Ian: Do you think making provenance information available to readers can help digital literacy?

Silver: We had an interesting debate internally whether to include links from health stories to the journals that published the original research. Some felt that readers would not be interested in the links or would find the research complex. Others encouraged the links so that the community could respond to our articles with their own interpretations, including challenging the articles from various angles. This, in turn, would generate more discussion and perspectives from a much larger audience.

Ian: How did it turn out?

Silver: In stories about politics we have begun to include links to relevant legislation. And we are exploring how to extend the linking to pull in data from these sources to weave into BBC story-telling. For example data about committees that commented on bills, which members of parliament commented, and so on. These data models allow us to make more connections among stories, as we discussed earlier.
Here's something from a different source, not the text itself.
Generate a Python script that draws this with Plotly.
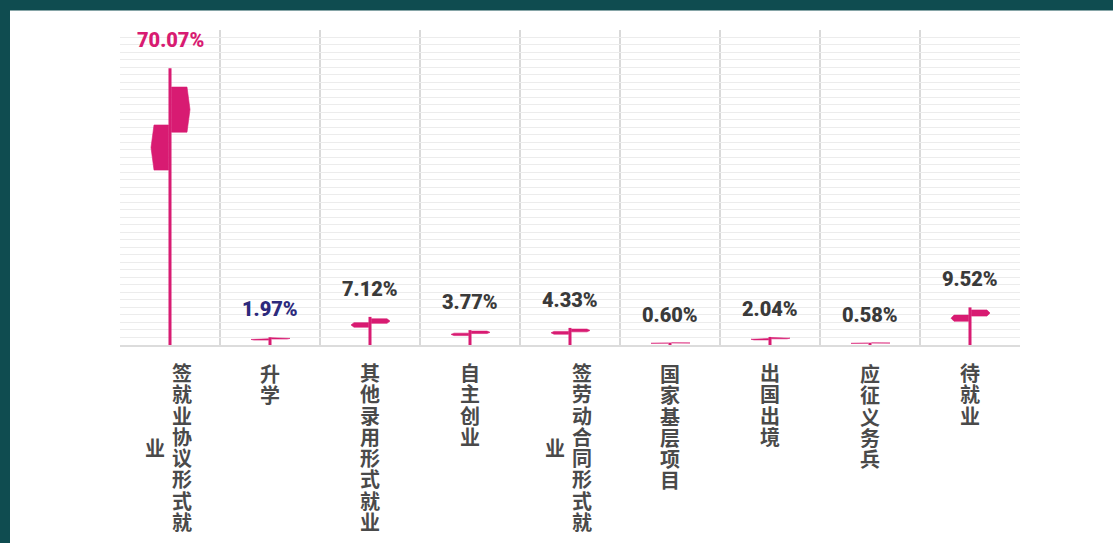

Ian: This sounds like a linked data project!

Silver: Internally we have wholesale signed up for and understood the value of linked data as way to manage our organizational complexity. We will draw data from various sources and use RDF to stitch them together. We can make use of the information in ways we could not do before because it was either too costly or unmanageable. Semantic Web technology is now core to our strategy as an enterprise.

Ian: Have you measured cost savings by using Semantic Web technology?

Silver: It’s still too early to say. There were costs associated with our initial projects, since we needed to acquire expertise. But we have since been able to roll out highly trafficked BBC content using Semantic Web technology.

Ian: Thank you all so much for your time!